The furious heart of the book lies here, in a chapter titled “Dear Roman Polanski,” which is inspired. He materializes as a demon from Dederer’s haze of girlhood confusion, a name nagging in the back of her mind — a bogeyman, a nightmare, a mysterious, cautionary tale.
“You will never read this. Seriously. Why would you read the words of a crabby mother of two, a housewife who lives on a rural(ish) island near Seattle?” Dederer writes, mining her obsession with the infamous director and convicted child rapist, seeing in him all the contradictions of the era. “Who cares what I think? Not you, I am sure. On the other hand, Roman Polanski, as I grow older I think about you more and more often. In fact, sometimes I find I can’t stop thinking about you.”
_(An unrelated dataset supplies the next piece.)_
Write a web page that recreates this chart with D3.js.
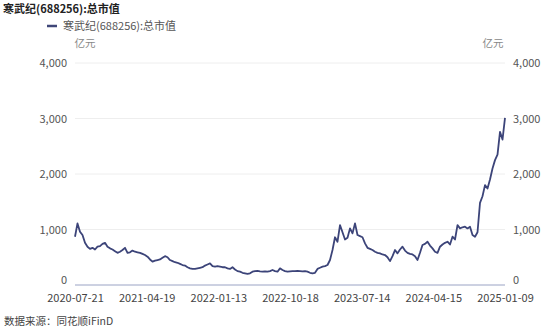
<!DOCTYPE html>
<html>
<head>
<meta charset="utf-8">
<script src="https://cdn.jsdelivr.net/npm/d3@7/dist/d3.min.js"></script>
<style>
  html, body { margin: 0; padding: 0; background: #fff; }
  svg { display: block; }
  text { font-family: "Noto Sans CJK SC", "Noto Sans", sans-serif; }
</style>
</head>
<body>
<script>
const title = "寒武纪(688256):总市值";
const seriesName = "寒武纪(688256):总市值";
const unitLabel = "亿元";
const sourceText = "数据来源：同花顺iFinD";
const xTickLabels = ["2020-07-21", "2021-04-19", "2022-01-13", "2022-10-18", "2023-07-14", "2024-04-15", "2025-01-09"];
const yTicks = [0, 1000, 2000, 3000, 4000];
// Total market value (亿元), sampled evenly along the trading-day axis
const marketValue = [
  870, 1110, 960, 900, 760, 690, 650, 670, 640, 690,
  700, 740, 760, 690, 660, 640, 610, 580, 600, 630,
  670, 580, 590, 620, 600, 590, 580, 560, 540, 510,
  460, 420, 440, 450, 460, 490, 520, 500, 450, 430,
  410, 400, 380, 360, 350, 320, 300, 290, 290, 300,
  310, 320, 350, 370, 390, 340, 330, 340, 330, 320,
  320, 300, 290, 320, 280, 250, 240, 220, 210, 200,
  210, 240, 250, 255, 245, 240, 245, 240, 250, 270,
  250, 240, 300, 270, 250, 240, 245, 250, 250, 255,
  250, 245, 250, 240, 220, 210, 220, 290, 310, 330,
  340, 360, 450, 630, 860, 780, 1080, 950, 820, 850,
  1020, 930, 1110, 900, 880, 860, 750, 670, 650, 630,
  600, 580, 570, 550, 540, 500, 430, 520, 630, 570,
  640, 690, 620, 580, 560, 550, 520, 450, 580, 720,
  740, 780, 710, 660, 600, 580, 690, 730, 760, 780,
  730, 870, 820, 1080, 1020, 1040, 1050, 1020, 1050, 900,
  870, 950, 1480, 1600, 1800, 1740, 1900, 2100, 2250, 2350,
  2760, 2620, 3010
];

const W = 554, H = 328;
const svg = d3.select("body").append("svg").attr("width", W).attr("height", H);

const x = d3.scaleLinear().domain([0, marketValue.length - 1]).range([75, 505]);
const y = d3.scaleLinear().domain([0, 4000]).range([285, 63]);

// Title
svg.append("text").attr("x", 3).attr("y", 13)
  .attr("font-size", 11).attr("font-weight", "bold").attr("fill", "#222")
  .text(title);

// Legend
svg.append("line").attr("x1", 47).attr("x2", 57).attr("y1", 26).attr("y2", 26)
  .attr("stroke", "#3f4778").attr("stroke-width", 2.5);
svg.append("text").attr("x", 63).attr("y", 30)
  .attr("font-size", 11).attr("fill", "#555").text(seriesName);

// Unit labels
svg.append("text").attr("x", 85).attr("y", 47).attr("text-anchor", "middle")
  .attr("font-size", 10.5).attr("fill", "#888").text(unitLabel);
svg.append("text").attr("x", 493).attr("y", 47).attr("text-anchor", "middle")
  .attr("font-size", 10.5).attr("fill", "#888").text(unitLabel);

// Gridlines
svg.append("g").selectAll("line").data(yTicks.filter(d => d > 0)).join("line")
  .attr("x1", 75).attr("x2", 505)
  .attr("y1", d => y(d)).attr("y2", d => y(d))
  .attr("stroke", "#eeeeee").attr("stroke-width", 1);

function styleY(g) {
  g.select(".domain").remove();
  g.selectAll("text").attr("font-size", 11).attr("fill", "#555")
    .style("font-family", "'Noto Sans CJK SC', sans-serif")
    .attr("dy", d => d === 0 ? "-0.1em" : "0.32em");
}

// Left axis
svg.append("g").attr("transform", "translate(75,0)")
  .call(d3.axisLeft(y).tickValues(yTicks).tickSize(0).tickPadding(8).tickFormat(d3.format(",")))
  .call(styleY);

// Right axis
svg.append("g").attr("transform", "translate(505,0)")
  .call(d3.axisRight(y).tickValues(yTicks).tickSize(0).tickPadding(8).tickFormat(d3.format(",")))
  .call(styleY);

// Bottom axis line
svg.append("line").attr("x1", 75).attr("x2", 505).attr("y1", y(0)).attr("y2", y(0))
  .attr("stroke", "#9aa3c4").attr("stroke-width", 1);

// Bottom tick labels
const n = marketValue.length - 1;
const tickIdx = xTickLabels.map((d, i) => i * n / (xTickLabels.length - 1));
const bottomAxis = svg.append("g").attr("transform", `translate(0,${y(0)})`)
  .call(d3.axisBottom(x).tickValues(tickIdx).tickSize(0).tickPadding(9)
    .tickFormat((d, i) => xTickLabels[i]));
bottomAxis.select(".domain").remove();
bottomAxis.selectAll("text").attr("font-size", 11).attr("fill", "#444")
  .style("font-family", "'Noto Sans CJK SC', sans-serif");

// Series line
const line = d3.line().x((d, i) => x(i)).y(d => y(d));
svg.append("path").datum(marketValue)
  .attr("d", line).attr("fill", "none")
  .attr("stroke", "#3c4479").attr("stroke-width", 1.8)
  .attr("stroke-linejoin", "round");

// Source
svg.append("text").attr("x", 4).attr("y", 325)
  .attr("font-size", 10.5).attr("fill", "#444").text(sourceText);
</script>
</body>
</html>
Dederer has her own much-muted version of what befell Polanski’s victim when an adult friend of her mother’s presses himself against her in a sleeping bag — a story both skeevily specific and broadly familiar, about a particular girl on a particular night in the San Juan Islands that simultaneously echoes the experience of so many others. “Every girl has and is a history,” she notes.
Dederer, who grew up in the Laurelhurst neighborhood, has become a wry chronicler of Seattle quirk, and lovingly scrolls through a memory index of an Ave that no longer exists. This will tickle local readers, and it comes across in language hilarious enough to keep strangers interested, too.
The momentum lags slightly when Dederer recounts an ill-advised tour through Australia with a stiff, withholding boyfriend. But she is a delightfully mordant companion. You could ask for no better guide to the center of yourself.